O quarto elemento, o Paulo Barriga, o meticuloso, criativo e excelente jornalista Paulo Barriga, andava distraído com o seu Alentejo, onde vive e ter-lhe-á sabido bem subir 200 quilómetros para se juntar à equipa. O Paulo tomou conta do dossier Líbia, uma matéria absolutamente inexplorada no tratamento jornalístico do caso BES.
À equipa juntou-se o João Venda, repórter de imagem que cresce no terreno todos os dias. O interesse, o cuidado, a sensibilidade, a qualidade do trabalho do João ... a paciência, do João ... são características fundamentais para o sucesso de uma reportagem visual. O Andrés Gutierrez, editor de imagem com quem tenho o privilégio de trabalhar, continuadamente, há quatro anos, resolveu, na edição, os dramas do oculto que a investigação jornalística em plataformas visuais tem de desvendar. Fazermos três grandes reportagens de investigação e um epílogo dando vida a documentos, imagens de arquivo (dezenas de horas que o Tiago Gomes Pedro conseguiu encontrar), exigem do editor de imagem muito mais do que as muitas doses de paciência do Andrés. Criatividade e eficácia, eis as palavras-chave que sintetizam o trabalho do Andrés.

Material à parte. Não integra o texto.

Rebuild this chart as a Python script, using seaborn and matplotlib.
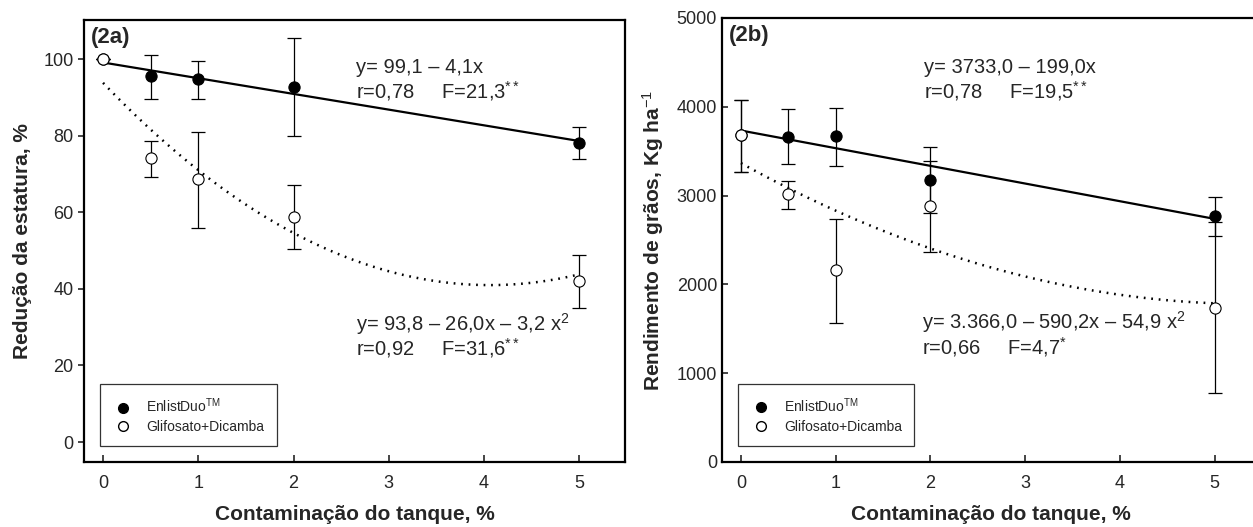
import numpy as np
import pandas as pd
import matplotlib
matplotlib.use('Agg')
import matplotlib.pyplot as plt
import seaborn as sns
from matplotlib.lines import Line2D

# doses (tank contamination, %)
doses = [0, 0.5, 1, 2, 5]

# (2a) height reduction, %
est_enlist = [100, 95.6, 94.7, 92.8, 78.1]
est_enlist_lo = [100, 89.7, 89.5, 79.9, 73.8]
est_enlist_hi = [100, 101.0, 99.5, 105.4, 82.2]
est_glif = [100, 74.2, 68.6, 58.8, 42.0]
est_glif_lo = [100, 69.2, 55.8, 50.3, 34.9]
est_glif_hi = [100, 78.7, 80.9, 67.1, 48.8]

# (2b) grain yield, kg/ha
rend_enlist = [3683, 3663, 3671, 3176, 2770]
rend_enlist_lo = [3269, 3356, 3337, 2804, 2550]
rend_enlist_hi = [4077, 3972, 3983, 3544, 2981]
rend_glif = [3683, 3014, 2162, 2886, 1738]
rend_glif_lo = [3269, 2846, 1562, 2362, 774]
rend_glif_hi = [4077, 3164, 2733, 3393, 2702]

# fitted regression coefficients (c0, c1, c2)
coef_a_lin = [99.1, -4.1]
coef_a_quad = [93.8, -26.0, 3.2]
coef_b_lin = [3733.0, -199.0]
coef_b_quad = [3366.0, -590.2, 54.9]

series_names = ['EnlistDuo$^{\\mathrm{TM}}$', 'Glifosato+Dicamba']

sns.set_style('ticks')
plt.rcParams['font.family'] = ['Liberation Sans', 'DejaVu Sans']
plt.rcParams['mathtext.fontset'] = 'custom'
plt.rcParams['mathtext.rm'] = 'Liberation Sans'
plt.rcParams['mathtext.it'] = 'Liberation Sans:italic'
plt.rcParams['mathtext.bf'] = 'Liberation Sans:bold'

fig = plt.figure(figsize=(12.53, 5.27), dpi=100)
ax_a = fig.add_axes([84 / 1253, 1 - 462 / 527, 541 / 1253, 442 / 527])
ax_b = fig.add_axes([722 / 1253, 1 - 462 / 527, 538 / 1253, 444 / 527])

x_fit = np.linspace(0, 5, 120)


def fit_curve(coefs):
    return sum(c * x_fit ** i for i, c in enumerate(coefs))


def draw_panel(ax, y1, lo1, hi1, y2, lo2, hi2, lin, quad):
    y1, lo1, hi1 = np.array(y1), np.array(lo1), np.array(hi1)
    y2, lo2, hi2 = np.array(y2), np.array(lo2), np.array(hi2)

    # regression lines
    sns.lineplot(x=x_fit, y=fit_curve(lin), ax=ax, color='black', lw=1.6, zorder=2)
    sns.lineplot(x=x_fit, y=fit_curve(quad), ax=ax, color='black', lw=1.8,
                 linestyle=(0, (0.7, 2.3)), zorder=2)

    # error bars
    ax.errorbar(doses, y1, yerr=[y1 - lo1, hi1 - y1], fmt='none', ecolor='black',
                elinewidth=0.9, capsize=5, capthick=0.9, zorder=3)
    ax.errorbar(doses, y2, yerr=[y2 - lo2, hi2 - y2], fmt='none', ecolor='black',
                elinewidth=0.9, capsize=5, capthick=0.9, zorder=3)

    df = pd.DataFrame({'x': doses, 'y1': y1, 'y2': y2})
    sns.scatterplot(data=df, x='x', y='y1', ax=ax, color='black', edgecolor='black',
                    s=65, linewidth=0.8, zorder=4)
    sns.scatterplot(data=df, x='x', y='y2', ax=ax, color='white', edgecolor='black',
                    s=65, linewidth=0.8, zorder=5)

    ax.set_xlim(-0.2, 5.48)
    ax.set_xticks([0, 1, 2, 3, 4, 5])
    ax.tick_params(axis='x', direction='in', length=5, width=1.2, labelsize=13, pad=9)
    ax.tick_params(axis='y', direction='out', length=4, width=1.2, labelsize=13)
    for sp in ax.spines.values():
        sp.set_linewidth(1.6)
        sp.set_color('black')
    ax.set_xlabel('Contaminação do tanque, %', fontsize=15, fontweight='bold', labelpad=10)

    handles = [
        Line2D([], [], marker='o', ls='none', mfc='black', mec='black', ms=7),
        Line2D([], [], marker='o', ls='none', mfc='white', mec='black', ms=7),
    ]
    leg = ax.legend(handles, series_names, loc='lower left',
                    bbox_to_anchor=(0.03, 0.036), fontsize=10, frameon=True,
                    fancybox=False, borderpad=0.9, labelspacing=0.3,
                    handletextpad=0.9, handlelength=1.5, borderaxespad=0)
    leg.get_frame().set_edgecolor('black')
    leg.get_frame().set_linewidth(0.9)


draw_panel(ax_a, est_enlist, est_enlist_lo, est_enlist_hi,
           est_glif, est_glif_lo, est_glif_hi, coef_a_lin, coef_a_quad)
ax_a.set_ylim(-5.2, 110.2)
ax_a.set_yticks([0, 20, 40, 60, 80, 100])
ax_a.set_ylabel('Redução da estatura, %', fontsize=15, fontweight='bold', labelpad=8)
ax_a.text(0.012, 0.985, '(2a)', transform=ax_a.transAxes, fontsize=16,
          fontweight='bold', va='top', ha='left')
ax_a.text(2.66, 97.9, 'y= 99,1 – 4,1x', fontsize=14.5, va='center')
ax_a.text(2.66, 91.7, 'r=0,78     F=21,3$^{**}$', fontsize=14.5, va='center')
ax_a.text(2.66, 30.8, 'y= 93,8 – 26,0x – 3,2 x$^{2}$', fontsize=14.5, va='center')
ax_a.text(2.66, 24.6, 'r=0,92     F=31,6$^{**}$', fontsize=14.5, va='center')

draw_panel(ax_b, rend_enlist, rend_enlist_lo, rend_enlist_hi,
           rend_glif, rend_glif_lo, rend_glif_hi, coef_b_lin, coef_b_quad)
ax_b.set_ylim(0, 5000)
ax_b.set_yticks([0, 1000, 2000, 3000, 4000, 5000])
ax_b.tick_params(axis='y', direction='in')
ax_b.set_ylabel('Rendimento de grãos, Kg ha$^{-1}$', fontsize=15, fontweight='bold', labelpad=8)
ax_b.text(0.012, 0.985, '(2b)', transform=ax_b.transAxes, fontsize=16,
          fontweight='bold', va='top', ha='left')
ax_b.text(1.93, 4445, 'y= 3733,0 – 199,0x', fontsize=14.5, va='center')
ax_b.text(1.93, 4180, 'r=0,78     F=19,5$^{**}$', fontsize=14.5, va='center')
ax_b.text(1.91, 1575, 'y= 3.366,0 – 590,2x – 54,9 x$^{2}$', fontsize=14.5, va='center')
ax_b.text(1.91, 1296, 'r=0,66     F=4,7$^{*}$', fontsize=14.5, va='center')

fig.savefig('out.png', dpi=100)
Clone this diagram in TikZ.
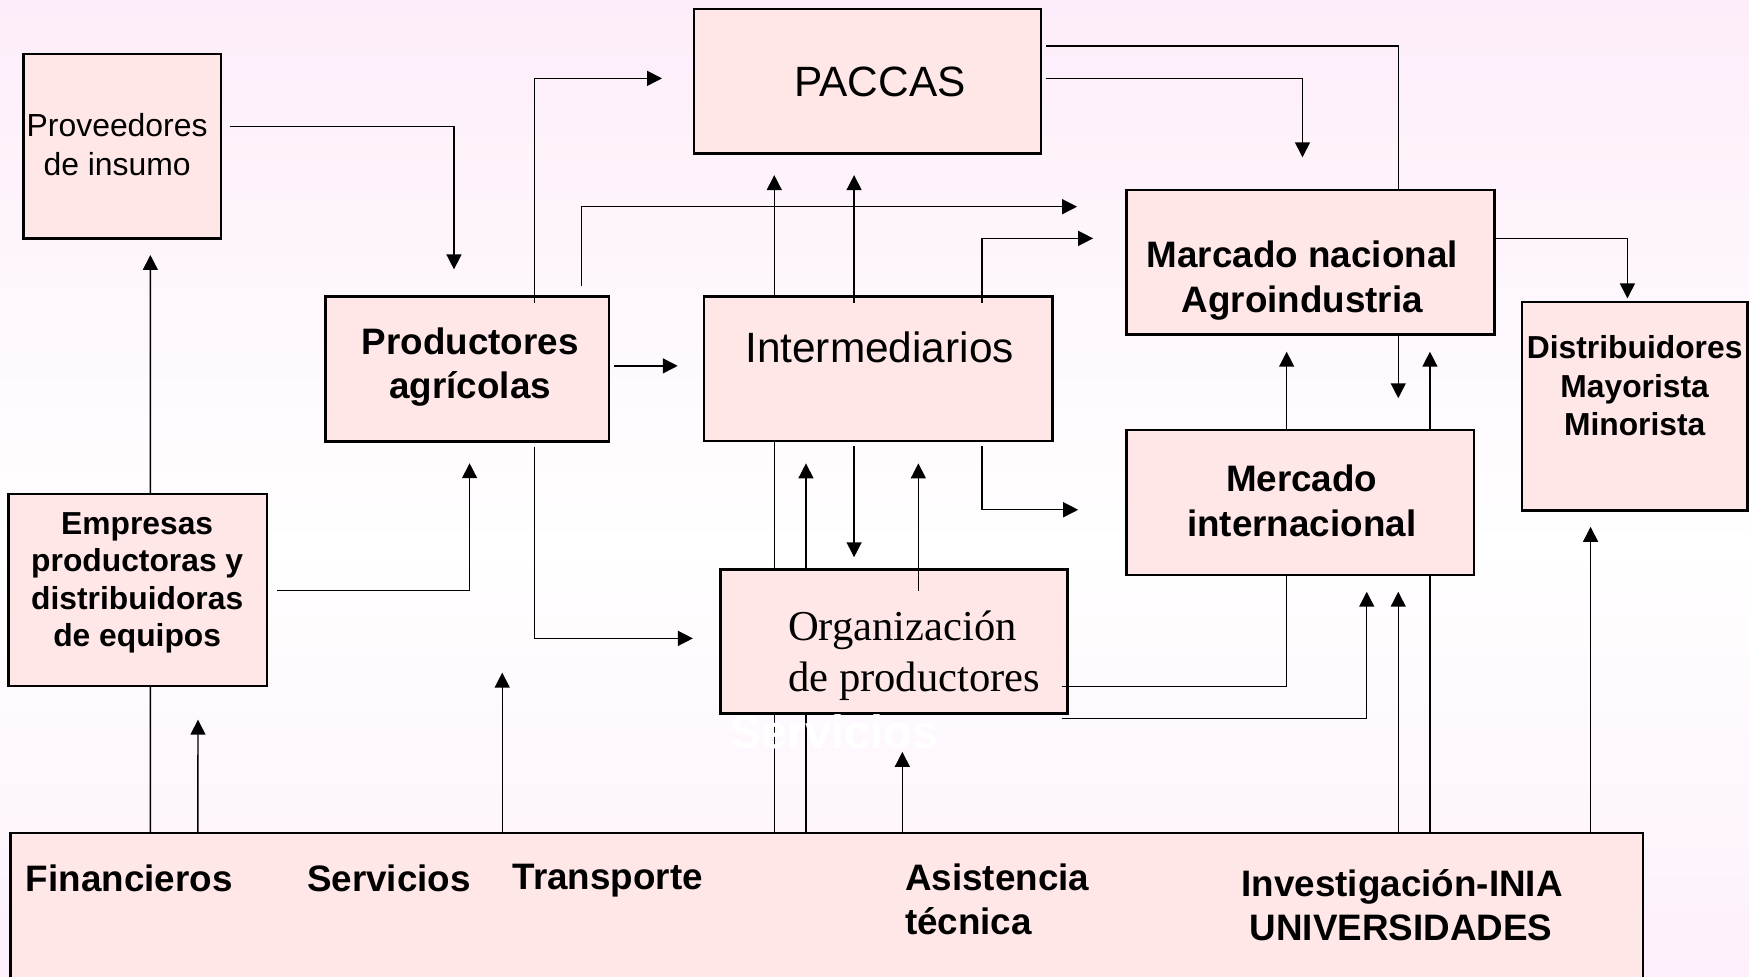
\documentclass[tikz,border=0pt]{standalone}
\usepackage{fontspec}
\setmainfont{Liberation Sans}
\newfontfamily\serifff{Liberation Serif}
\usetikzlibrary{arrows.meta,calc}
\definecolor{boxfill}{RGB}{255,231,231}
\definecolor{bgtop}{RGB}{253,237,250}
\definecolor{bgbot}{RGB}{253,240,252}
\pgfdeclareverticalshading{bgshade}{100bp}{color(0bp)=(bgbot); color(25bp)=(bgbot); color(47bp)=(white); color(75bp)=(bgtop); color(100bp)=(bgtop)}
\pgfdeclarelayer{bglayer}
\pgfsetlayers{bglayer,main}
\newcommand\fsReg{\fontsize{14.3pt}{17pt}\selectfont}
\newcommand\fsBig{\fontsize{19pt}{22pt}\selectfont}
\newcommand\fsBold{\fontsize{16.5pt}{19pt}\selectfont\bfseries}
\newcommand\fsBoldS{\fontsize{14.25pt}{17pt}\selectfont\bfseries}
\newcommand\fsSerif{\fontsize{19.1pt}{23pt}\selectfont\serifff}
\newcommand\fsWhite{\fontsize{21pt}{24pt}\selectfont\bfseries}
\begin{document}
\begin{tikzpicture}[x=0.5pt,y=-0.5pt,
  boxnode/.style={draw=black, line width=1.1pt, fill=boxfill, rectangle, inner sep=0pt, outer sep=0pt},
  lbl/.style={inner sep=0pt, outer sep=0pt, anchor=base},
  lblw/.style={inner sep=0pt, outer sep=0pt, anchor=base west},
  conn/.style={line width=0.65pt, draw=black},
  arr/.style={conn, -{Triangle[length=6.7pt,width=6.7pt]}}]

\useasboundingbox (0,0) rectangle (1568,875);
\clip (0,0) rectangle (1568,875);

% ---- boxes ----
\path
  node[boxnode, minimum width=88.5pt, minimum height=82.75pt] (prov) at (109.5,131.25) {}
  node[boxnode, minimum width=155.75pt, minimum height=64.75pt] (paccas) at (777.75,72.75) {}
  node[boxnode, minimum width=127pt, minimum height=65pt] (prod) at (419,331) {}
  node[boxnode, minimum width=156.15pt, minimum height=64.7pt] (inter) at (787.35,330.7) {}
  node[boxnode, minimum width=165pt, minimum height=64.7pt] (nac) at (1175,235) {}
  node[boxnode, minimum width=101pt, minimum height=93.5pt] (dist) at (1465.5,364) {}
  node[boxnode, minimum width=155.75pt, minimum height=64.9pt] (intl) at (1165.75,450.4) {}
  node[boxnode, minimum width=115.8pt, minimum height=86pt] (emp) at (123.5,528.8) {}
  node[boxnode, minimum width=155.6pt, minimum height=64.55pt] (org) at (801.6,575) {}
  node[boxnode, minimum width=731.75pt, minimum height=76.65pt] (bot) at (741,823.35) {};

% ---- helper coordinates ----
\coordinate (b134) at ($(bot.north west)+(125.5,0)$);
\coordinate (b177) at ($(bot.north west)+(168.2,0)$);
\coordinate (b450) at ($(bot.north west)+(441,0)$);
\coordinate (b694) at ($(bot.north west)+(684.9,0)$);
\coordinate (b722) at ($(bot.north west)+(713.3,0)$);
\coordinate (b809) at ($(bot.north west)+(799.7,0)$);
\coordinate (b1254) at ($(bot.north west)+(1244.3,0)$);
\coordinate (b1282) at ($(bot.north west)+(1272.7,0)$);
\coordinate (b1426) at ($(bot.north west)+(1416.7,0)$);
\coordinate (tipI) at ($(inter.south)+(0,20)$);
\coordinate (tipO) at ($(org.south)+(0,34.5)$);
\coordinate (tipP) at ($(paccas.south)+(0,19.5)$);
\coordinate (tipN) at ($(nac.south)+(0,15.6)$);
\coordinate (tipM) at ($(intl.south)+(0,15.2)$);
\coordinate (tipD) at ($(intl.north)+(0,-28.5)$);
\coordinate (tipDi) at ($(dist.south)+(0,14.8)$);
\coordinate (tipT) at ($(bot.north west)+(441,-143.7)$);
\coordinate (x766) at ($(inter.north west)+(134.5,5.4)$);
\coordinate (x880) at ($(inter.north west)+(249.2,5.4)$);
\coordinate (d400) at ($(inter.south)+(0,4.6)$);
\coordinate (tDown) at ($(org.north)+(0,-10.9)$);
\coordinate (x823) at ($(org.north west)+(177.3,19.2)$);
\coordinate (x1153) at ($(intl.south west)+(143.5,0)$);

% ---- background and connectors passing behind boxes ----
\begin{pgfonlayer}{bglayer}
  \shade[shading=bgshade] (0,0) rectangle (1568,875);
  \draw[arr] (b134) -- ($(prov.south)+(25.3,14.6)$);
  \draw[conn] (b694) -- (b694 |- inter.south);
  \draw[arr] (b722) -- (b722 |- tipI);
  \draw[arr] (b1282) -- (b1282 |- tipN);
\end{pgfonlayer}

% ---- connectors on top ----
\draw[arr] ($(prov.east)+(8,-18)$) -| ($(prod.north)+(-12,-24.5)$);
\draw[arr] ($(prod.north)+(60,5.8)$) |- ($(paccas.west)+(-28.5,-2.5)$);
\draw[arr] ($(prod.north)+(102.5,-9.6)$) |- ($(nac.west)+(-44.4,-49.7)$);
\draw[arr] ($(prod.east)+(4.3,-3)$) -- ($(inter.west)+(-23.6,-2.7)$);
\draw[arr] ($(prod.south)+(60,4.5)$) |- ($(org.west)+(-24.8,-2.7)$);
\draw[arr] ($(emp.east)+(9.3,0.5)$) -| ($(prod.south)+(2,19.3)$);
\draw[arr] (b177) -- ($(emp.south)+(54,30.4)$);
\draw[arr] (b450) -- (tipT);
\draw[arr] (b809) -- (b809 |- tipO);
\draw[arr] (inter.north -| b694) -- (b694 |- tipP);
\draw[arr] (x766) -- (x766 |- tipP);
\draw[arr] (x880) |- ($(nac.west)+(-30,-21.3)$);
\draw[arr] (x766 |- d400) -- (x766 |- tDown);
\draw[arr] (x880 |- d400) |- ($(intl.west)+(-43.4,6.6)$);
\draw[arr] (x823) -- (x823 |- tipI);
\draw[conn] ($(org.east)+(-5.4,40.6)$) -| (x1153);
\draw[arr] (x1153 |- intl.north) -- (x1153 |- tipN);
\draw[arr] ($(org.east)+(-5.4,69)$) -| ($(intl.south west)+(215.3,15.2)$);
\draw[arr] (b1254) -- (b1254 |- tipM);
\draw[arr] (b1254 |- nac.south) -- (b1254 |- tipD);
\draw[conn] ($(paccas.east)+(4.3,-31.5)$) -| (b1254 |- nac.north);
\draw[arr] ($(paccas.east)+(4.3,-2.5)$) -| ($(nac.north)+(-7.3,-29.3)$);
\draw[arr] ($(nac.east)+(0,-21.3)$) -| ($(dist.north)+(-6.5,-3)$);
\draw[arr] (b1426) -- (b1426 |- tipDi);

% ---- texts ----
\node[lbl, font=\fsReg] (tprov1) at (105,122) {Proveedores};
\node[lbl, font=\fsReg] (tprov2) at (105,157) {de insumo};
\node[lbl, font=\fsBig] (tpac) at (789,86.5) {PACCAS};
\node[lbl, font=\fsBold] (tprod1) at (421.5,318) {Productores};
\node[lbl, font=\fsBold] (tprod2) at (421.5,357) {agrícolas};
\node[lbl, font=\fsBig] (tint) at (788.5,325) {Intermediarios};
\node[lbl, font=\fsBold] (tnac1) at (1167.5,240) {Marcado nacional};
\node[lbl, font=\fsBold] (tnac2) at (1167.5,280) {Agroindustria};
\node[lbl, font=\fsBoldS] (tdis1) at (1465.5,321) {Distribuidores};
\node[lbl, font=\fsBoldS] (tdis2) at (1465.5,356) {Mayorista};
\node[lbl, font=\fsBoldS] (tdis3) at (1465.5,390) {Minorista};
\node[lbl, font=\fsBold] (tintl1) at (1167,441) {Mercado};
\node[lbl, font=\fsBold] (tintl2) at (1167,481) {internacional};
\node[lbl, font=\fsBoldS] (temp1) at (123,479) {Empresas};
\node[lbl, font=\fsBoldS] (temp2) at (123,512.5) {productoras y};
\node[lbl, font=\fsBoldS] (temp3) at (123,546) {distribuidoras};
\node[lbl, font=\fsBoldS] (temp4) at (123,580) {de equipos};
\node[lblw, font=\fsSerif] (torg1) at (706.6,574) {Organización};
\node[lblw, font=\fsSerif] (torg2) at (706.6,620) {de productores};
\node[lblw, font=\fsWhite, text=white] (tserw) at (654.5,670.6) {Servicios};
\node[lblw, font=\fsBold] (tfin) at (23.2,799) {Financieros};
\node[lblw, font=\fsBold] (tser) at (275.4,799) {Servicios};
\node[lblw, font=\fsBold] (ttra) at (459.6,797.5) {Transporte};
\node[lblw, font=\fsBold] (tasi1) at (811.4,798.3) {Asistencia};
\node[lblw, font=\fsBold] (tasi2) at (811.4,837.8) {técnica};
\node[lbl, font=\fsBold] (tinv1) at (1257,803.3) {Investigación-INIA};
\node[lbl, font=\fsBold] (tinv2) at (1256,842.8) {UNIVERSIDADES};
\end{tikzpicture}
\end{document}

O bom senso e a atenção aos detalhes da Diana Matias, produtora editorial da Grande Reportagem, protegem-me, protegem-nos.
O Fernando Ferreira, infografista, foi uma agradável surpresa. Engrandeceu, com sobriedade e elegância, o design visual das reportagens.
E falta o nono elemento da equipa. O chefe. Jorge Araújo. Coordenou, editou, aconselhou, motivou e amparou. Obrigado, Jorge.
Estivemos, todos juntos, dez meses nisto. Quase um ano. Em 35 anos de carreira nunca fiz nada com esta dimensão. Foi um trabalho que exigiu de nós muito mais do que trabalho árduo. Foi um sofrimento desmesurado e um privilégio...
E o pior vem agora, quando, depois da emissão, nos confrontarmos com a ressaca do dia seguinte. Até voltarmos a perceber que a vida é, felizmente, muito mais do que trabalho. Mesmo que esse trabalho seja a agenda, de Ricardo Salgado.